The Federal Circuit recognized that “it is not always easy to determine the boundary between abstraction and patent eligible subject matter.” The Appeals Court then reviewed CyberSource Corp. v. Retail Decisions, Inc., 654 F.3d 1366, 1375 (Fed. Cir. 2011) indicating that the abstract concept of detecting credit card fraud based on past transactions preempted all uses of the abstract idea and was not patent eligible; Dealertrack, Inc. v. Huber, 674 F.3d 1315, 1333-34 (Fed. Cir. 2012) wherein a computer aided mental process of unlimited scope preempted the idea of selectively forwarding credit data to the user; Accenture Global Servs., GmbH v. Guidewire Software, Inc., 728 F.3d 1336, 1344-45 (Fed. Cir. 2013) wherein the abstract idea of generating tasks based on rules on the occurrence of an event was not patent eligible because it preempted all practical uses of the abstract concept; and Digitech Image Techs., LLC v. Elecs. for Imaging, Inc., 758 F.3d 1344, 1351 (Fed. Cir. 2014) wherein combining two data sets into a device profile was so abstract and sweeping as to cover all uses of a device profile. See also Gottschalk v. Benson, 409 U.S. 63, 68 (1972) declaring a binary conversion process as an abstract, patent ineligible process.

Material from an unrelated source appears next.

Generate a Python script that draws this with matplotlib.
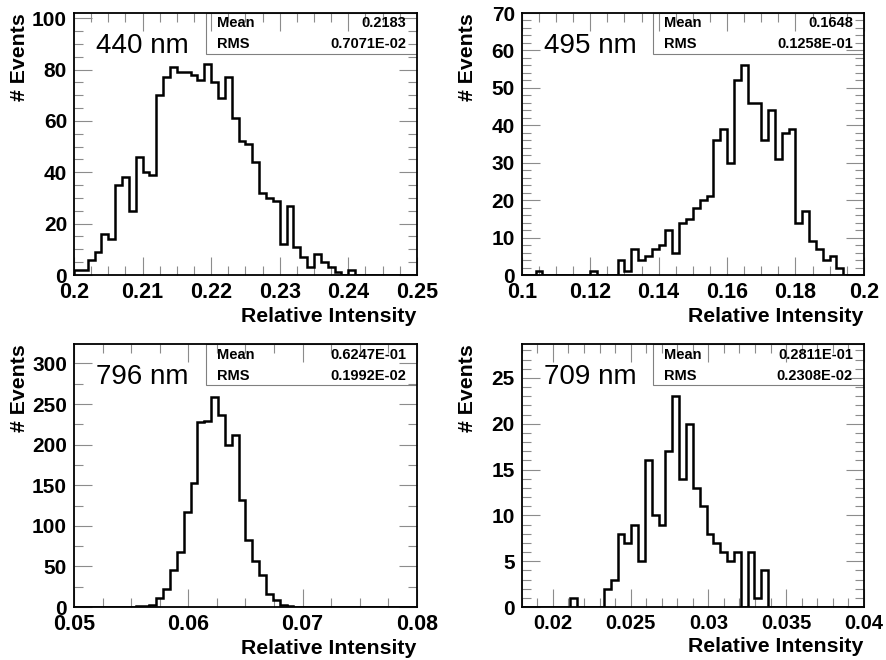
import numpy as np
import matplotlib
matplotlib.use('Agg')
import matplotlib.pyplot as plt
from matplotlib.patches import Rectangle
from matplotlib.ticker import MultipleLocator, FormatStrFormatter

plt.rcParams['font.family'] = ['Liberation Sans', 'DejaVu Sans']

# bin contents, 50 equal bins per histogram
counts_440 = [2, 2, 6, 9, 16, 14, 35, 38, 25, 46,
              40, 39, 70, 77, 81, 79, 79, 78, 76, 82,
              75, 69, 77, 61, 52, 51, 44, 32, 30, 29,
              12, 27, 11, 7, 3, 8, 5, 3, 1, 0,
              2, 0, 0, 0, 0, 0, 0, 0, 0, 0]
counts_495 = [0, 0, 1, 0, 0, 0, 0, 0, 0, 0,
              1, 0, 0, 0, 4, 1, 7, 4, 5, 7,
              8, 12, 6, 14, 15, 18, 20, 21, 36, 39,
              30, 52, 56, 46, 46, 36, 44, 31, 38, 39,
              14, 17, 9, 7, 4, 5, 2, 0, 0, 0]
counts_796 = [0, 0, 0, 0, 0, 0, 0, 0, 0, 1,
              1, 3, 11, 22, 45, 68, 117, 153, 228, 229,
              259, 236, 199, 212, 132, 82, 57, 40, 16, 9,
              2, 1, 0, 0, 0, 0, 0, 0, 0, 0,
              0, 0, 0, 0, 0, 0, 0, 0, 0, 0]
counts_709 = [0, 0, 0, 0, 0, 0, 0, 1, 0, 0,
              0, 0, 2, 3, 8, 7, 9, 5, 16, 10,
              9, 17, 23, 14, 20, 13, 11, 8, 7, 6,
              5, 6, 0, 6, 1, 4, 0, 0, 0, 0,
              0, 0, 0, 0, 0, 0, 0, 0, 0, 0]

labels = ['440 nm', '495 nm', '796 nm', '709 nm']
x_lo = [0.2, 0.1, 0.05, 0.018]
x_hi = [0.25, 0.2, 0.08, 0.04]
y_top = [102, 70, 324, 28.7]
means = ['0.2183', '0.1648', '0.6247E-01', '0.2811E-01']
rms = ['0.7071E-02', '0.1258E-01', '0.1992E-02', '0.2308E-02']
x_major = [0.01, 0.02, 0.01, 0.005]
x_minor = [0.0025, 0.005, 0.0025, 0.001]
y_major = [20, 10, 50, 5]
y_minor = [5, 2, 25, 1]
xtick_size = [15.5, 15.5, 15.5, 14.5]

all_counts = [counts_440, counts_495, counts_796, counts_709]

fig = plt.figure(figsize=(8.86, 6.6), dpi=100)
positions = [
    [0.0835, 0.5833, 0.387, 0.397],
    [0.589, 0.5833, 0.386, 0.397],
    [0.0835, 0.0803, 0.387, 0.3985],
    [0.589, 0.0803, 0.386, 0.3985],
]

for i in range(4):
    ax = fig.add_axes(positions[i])
    edges = np.linspace(x_lo[i], x_hi[i], len(all_counts[i]) + 1)
    ax.stairs(all_counts[i], edges, color='black', linewidth=1.8, zorder=2)
    ax.set_xlim(x_lo[i], x_hi[i])
    ax.set_ylim(0, y_top[i])

    ax.xaxis.set_major_locator(MultipleLocator(x_major[i]))
    ax.xaxis.set_minor_locator(MultipleLocator(x_minor[i]))
    ax.yaxis.set_major_locator(MultipleLocator(y_major[i]))
    ax.yaxis.set_minor_locator(MultipleLocator(y_minor[i]))
    ax.xaxis.set_major_formatter(FormatStrFormatter('%g'))
    ax.tick_params(which='both', direction='in', top=True, right=True,
                   color='0.55', width=0.8)
    ax.tick_params(which='major', length=13)
    ax.tick_params(which='minor', length=6.5)
    ax.tick_params(axis='x', labelsize=xtick_size[i], pad=5)
    ax.tick_params(axis='y', labelsize=15, pad=5)
    for lab in ax.get_xticklabels() + ax.get_yticklabels():
        lab.set_fontweight('bold')
    for sp in ax.spines.values():
        sp.set_linewidth(1.3)

    ax.set_xlabel('Relative Intensity', fontsize=15.3, fontweight='bold',
                  loc='right', labelpad=3)
    ax.set_ylabel('# Events', fontsize=15.3, fontweight='bold', loc='top')
    ax.yaxis.set_label_coords(-0.132, 1.0)

    ax.text(0.064, 0.874, labels[i], transform=ax.transAxes, fontsize=20,
            ha='left', va='center')

    # stats box
    box = Rectangle((0.384, 0.843), 0.616, 0.157, transform=ax.transAxes,
                    facecolor='white', edgecolor='0.5', linewidth=0.8,
                    zorder=1.5)
    ax.add_patch(box)
    ax.text(0.416, 0.96, 'Mean', transform=ax.transAxes, fontsize=10.5,
            fontweight='bold', ha='left', va='center', zorder=3)
    ax.text(0.968, 0.96, means[i], transform=ax.transAxes, fontsize=10.5,
            fontweight='bold', ha='right', va='center', zorder=3)
    ax.text(0.416, 0.88, 'RMS', transform=ax.transAxes, fontsize=10.5,
            fontweight='bold', ha='left', va='center', zorder=3)
    ax.text(0.968, 0.88, rms[i], transform=ax.transAxes, fontsize=10.5,
            fontweight='bold', ha='right', va='center', zorder=3)

fig.savefig('out.png', dpi=100)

“Courts have found guidance in deciding whether the allegedly abstract idea (or other excluded category) is indeed known, conventional, and routine, or contains an inventive concept, by drawing on the rules of patentability.” The Appellate Court then agreed with the U.S. District Court that the use of a conventional web browser Back and Forward navigational functionalities without data loss in an online application consisting of dynamically generated webpages is an in eligible abstract idea. Regarding Internet Patents’ argument that “maintaining state,” was the critical tangible feature or inventive concept, the Federal Circuit pointed to the patent specification which only generally described the “maintaining state” function without any details of how that function was carried out.
Importantly in Bancorp Servs., L.L.C. v. Sun Life Assurance Co. of Can., 687 F.3d 1266, 1273 (Fed. Cir. 2012), the Court observed that claim construction is not an inviolable prerequisite to a validity termination under section 101. However, the threshold of section 101 must be crossed, an event often dependent upon the scope and meaning of the claims. The Federal Circuit then again looked at the patent specification and found that there was no mechanism for “maintaining the state” adequately described in the patent specification. “The [district] court concluded that the claim is directed to the idea itself – – the abstract idea of avoiding loss of data” therefore, the interpretation of “maintaining state” argued by Internet Patents was not supported by the evidence.
The search for clarity regarding what is and what is not an “inventive concept” continues and patent owners and applicants cannot easily ascertain what is and is not patent eligible subject matter for computer programs.